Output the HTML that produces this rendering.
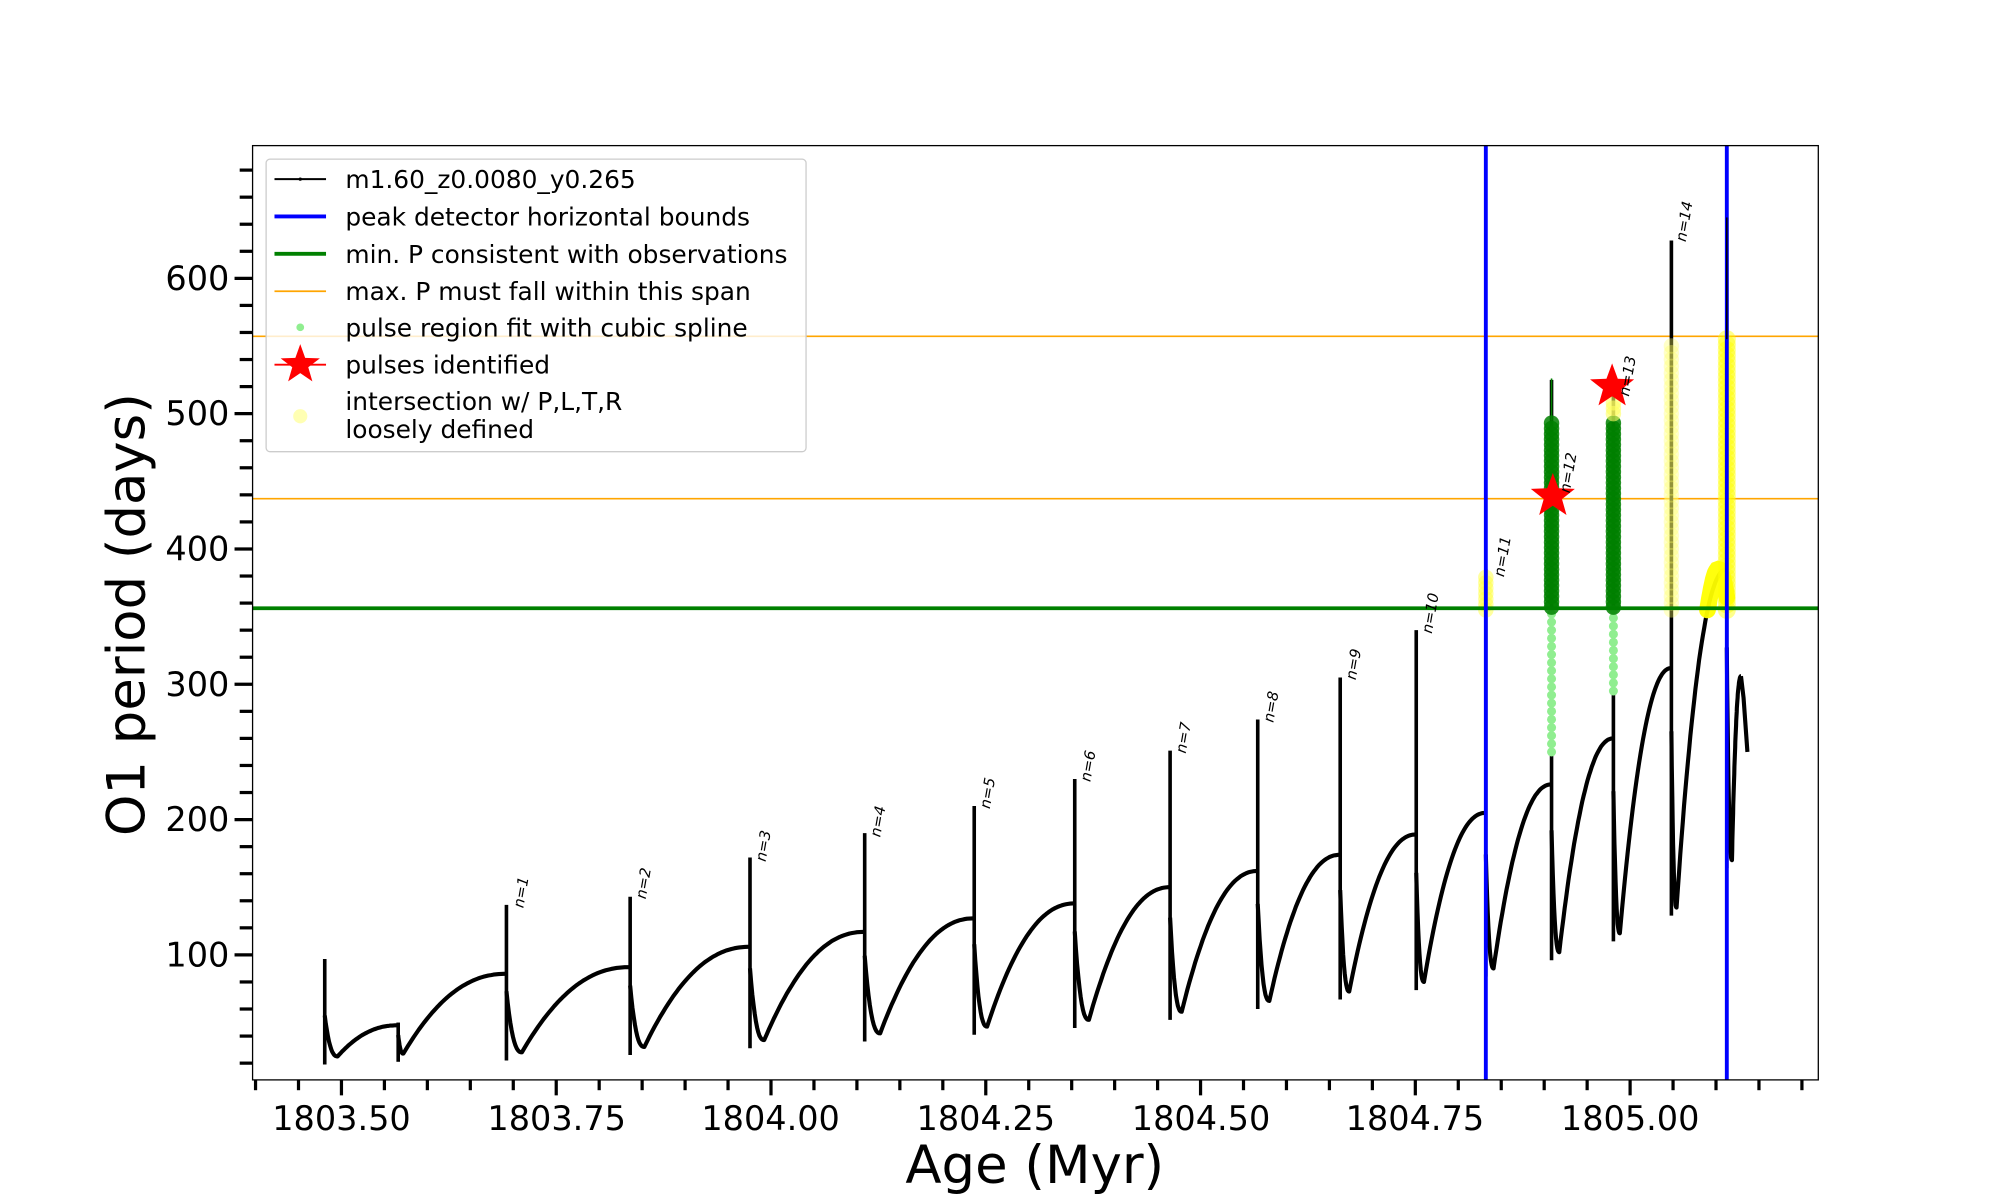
<!DOCTYPE html>
<html><head><meta charset="utf-8"><style>
html,body{margin:0;padding:0;background:#fff}
svg{display:block}
text{font-family:"DejaVu Sans","Liberation Sans",sans-serif}
</style></head><body>
<svg id="s" width="2000" height="1200" viewBox="0 0 1552 931.2" xmlns="http://www.w3.org/2000/svg">
<rect x="0" y="0" width="1552" height="931.2" fill="#fff"/>
<g id="plot"></g>
<rect x="196" y="113" width="1215" height="725" fill="none" stroke="#000" stroke-width="1"/>
<g id="ticks"></g>
<g font-size="26" fill="#000" text-anchor="end">
<text x="178" y="750">100</text><text x="178" y="645">200</text><text x="178" y="540">300</text>
<text x="178" y="435">400</text><text x="178" y="330">500</text><text x="178" y="225">600</text>
</g>
<g font-size="26" fill="#000" text-anchor="middle">
<text x="265" y="877">1803.50</text><text x="432" y="877">1803.75</text><text x="598" y="877">1804.00</text>
<text x="765" y="877">1804.25</text><text x="932" y="877">1804.50</text><text x="1098" y="877">1804.75</text><text x="1265" y="877">1805.00</text>
</g>
<text x="803" y="918" font-size="41" text-anchor="middle">Age (Myr)</text>
<text transform="translate(112,477) rotate(-90)" font-size="41" text-anchor="middle">O1 period (days)</text>
<g font-size="11.5" font-style="italic" fill="#000">
<text transform="translate(406,705) rotate(-80)">n=1</text>
<text transform="translate(501,698) rotate(-80)">n=2</text>
<text transform="translate(594,669) rotate(-80)">n=3</text>
<text transform="translate(683,650) rotate(-80)">n=4</text>
<text transform="translate(768,628) rotate(-80)">n=5</text>
<text transform="translate(846,607) rotate(-80)">n=6</text>
<text transform="translate(920,585) rotate(-80)">n=7</text>
<text transform="translate(988,561) rotate(-80)">n=8</text>
<text transform="translate(1052,528) rotate(-80)">n=9</text>
<text transform="translate(1111,492) rotate(-80)">n=10</text>
<text transform="translate(1167,448) rotate(-80)">n=11</text>
<text transform="translate(1218,383) rotate(-80)">n=12</text>
<text transform="translate(1264,308) rotate(-80)">n=13</text>
<text transform="translate(1308,188) rotate(-80)">n=14</text>
</g>
<g>
<rect x="206.5" y="123.5" width="419" height="227" rx="3" fill="#fff" fill-opacity="0.8" stroke="#ccc" stroke-width="1"/>
<line x1="213" y1="139" x2="253" y2="139" stroke="#000" stroke-width="1.5"/><circle cx="233" cy="139" r="1.3"/>
<line x1="213" y1="168" x2="253" y2="168" stroke="#00f" stroke-width="3"/>
<line x1="213" y1="197" x2="253" y2="197" stroke="#008000" stroke-width="3"/>
<line x1="213" y1="226" x2="253" y2="226" stroke="#ffa500" stroke-width="1.3"/>
<circle cx="233" cy="254" r="3" fill="#90ee90"/>
<line x1="213" y1="283" x2="253" y2="283" stroke="#f00" stroke-width="1.5"/>
<polygon id="lstar" fill="#f00"/>
<circle cx="233" cy="323" r="5.5" fill="#ffffa0" opacity="0.8"/>
<g font-size="19.3" fill="#000">
<text x="268" y="146">m1.60_z0.0080_y0.265</text>
<text x="268" y="175">peak detector horizontal bounds</text>
<text x="268" y="204">min. P consistent with observations</text>
<text x="268" y="233">max. P must fall within this span</text>
<text x="268" y="261">pulse region fit with cubic spline</text>
<text x="268" y="290">pulses identified</text>
<text x="268" y="318">intersection w/ P,L,T,R</text>
<text x="268" y="340">loosely defined</text>
</g>
</g>
</svg>
<script>
var NS="http://www.w3.org/2000/svg";
function el(p,t,a){var e=document.createElementNS(NS,t);for(var k in a)e.setAttribute(k,a[k]);p.appendChild(e);return e;}
function Y(v){return 741-(v-100)*1.05;}
var plot=document.getElementById('plot'),tk=document.getElementById('ticks');
function star(cx,cy,R,r){var p=[];for(var i=0;i<10;i++){var a=-Math.PI/2+i*Math.PI/5,rr=i%2?r:R;p.push((cx+rr*Math.cos(a)).toFixed(1)+','+(cy+rr*Math.sin(a)).toFixed(1));}return p.join(' ');}
document.getElementById('lstar').setAttribute('points',star(233,283,16,6.5));
var C=[[252,97,25,48],[309,50,27,86],[393,137,28,91],[489,143,32,106],[582,172,37,117],[671,190,42,127],[756,210,47,138],[834,230,52,150],[908,251,58,162],[976,274,66,174],[1040,305,73,189],[1099,340,80,205],[1153,385,90,226],[1204,525,102,260],[1252,520,116,312],[1297,628,135,385],[1340,645,170,306]];
var D=[10,4,12,11,11,12,10,11,9,9,7,6,6,6,5,4,4];
el(plot,'line',{x1:196,x2:1411,y1:261,y2:261,stroke:'#ffa500','stroke-width':1.3});
el(plot,'line',{x1:196,x2:1411,y1:387,y2:387,stroke:'#ffa500','stroke-width':1.3});
var d='',prevP=65;
for(var k=0;k<C.length;k++){
 var s=C[k][0],T=C[k][1],m=C[k][2],P=C[k][3],dd=D[k];
 var e=(k+1<C.length)?C[k+1][0]:1351;
 el(plot,'line',{x1:s,x2:s,y1:Y(m-6),y2:Y(T),stroke:'#000','stroke-width':2.8});
 var pts=[];
 var st=Math.max(prevP*0.85,m+10);
 for(var i=0;i<=12;i++){var u=i/12;pts.push([s+u*dd,m+(st-m)*Math.pow(1-u,2.5)]);}
 for(var i=1;i<=40;i++){var u=i/40;pts.push([s+dd+u*(e-s-dd),m+(P-m)*(1-Math.pow(1-u,2.2))]);}
 d+='M'+pts.map(function(q){return q[0].toFixed(1)+','+Y(q[1]).toFixed(1);}).join(' L');
 prevP=P;
}
d+=' M1351,'+Y(306)+' L1353,'+Y(290)+' L1356,'+Y(250);
el(plot,'path',{d:d,fill:'none',stroke:'#000','stroke-width':3.2,'stroke-linejoin':'round'});
function col(x,v1,v2,r,c,op,step){for(var v=v1;v<=v2;v+=step)el(plot,'circle',{cx:x,cy:Y(v),r:r,fill:c,opacity:op});}
col(1204,250,355,3.5,'#90ee90',1,6);
col(1252,295,355,3.5,'#90ee90',1,6);
el(plot,'line',{x1:1204,x2:1204,y1:Y(495),y2:Y(526),stroke:'#008000','stroke-width':1.2});
col(1204,357,493,6,'#008000',0.85,4);
col(1252,357,493,6,'#008000',0.85,4);
col(1153,355,382,6,'#ffff40',0.5,4);
col(1297,355,553,6,'#ffff60',0.35,5);
col(1340,355,555,7,'#ffff00',0.45,4);
col(1252,500,510,6,'#ffff60',0.6,4);
var yb='';for(var i=0;i<=20;i++){var u=i/20;var x=1325+u*15;var v=355+30*Math.sin(u*Math.PI*0.9);yb+=(i?'L':'M')+x.toFixed(1)+','+Y(v).toFixed(1);}
el(plot,'path',{d:yb,fill:'none',stroke:'#ffff00','stroke-width':13,'stroke-linecap':'round',opacity:0.95});
el(plot,'line',{x1:196,x2:1411,y1:472,y2:472,stroke:'#008000','stroke-width':3});
el(plot,'line',{x1:1153,x2:1153,y1:113,y2:838,stroke:'#00f','stroke-width':3});
el(plot,'line',{x1:1340,x2:1340,y1:113,y2:838,stroke:'#00f','stroke-width':3});
el(plot,'line',{x1:1340,x2:1340,y1:Y(645),y2:Y(555),stroke:'#000','stroke-width':1.2});
el(plot,'polygon',{points:star(1205,385,18,7.5),fill:'#f00'});
el(plot,'polygon',{points:star(1251,300,18,7.5),fill:'#f00'});
for(var v=20;v<=680;v+=20){var maj=v%100==0;el(tk,'line',{x1:maj?182:186,x2:196,y1:Y(v),y2:Y(v),stroke:'#000','stroke-width':2.5});}
for(var i=0;i<=36;i++){var x=198.3+i*33.333;if(x>1411)break;var maj=(i-2)%5==0;el(tk,'line',{x1:x,x2:x,y1:838,y2:maj?850:846,stroke:'#000','stroke-width':2.5});}
</script>
</body></html>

□ □ □ □ □

■ **Task requirements**: Where does the word "this" appear in the listing? List each line that holds it.

■ **Result**:
Output the HTML that produces this rendering.
<text x="268" y="233">max. P must fall within this span</text>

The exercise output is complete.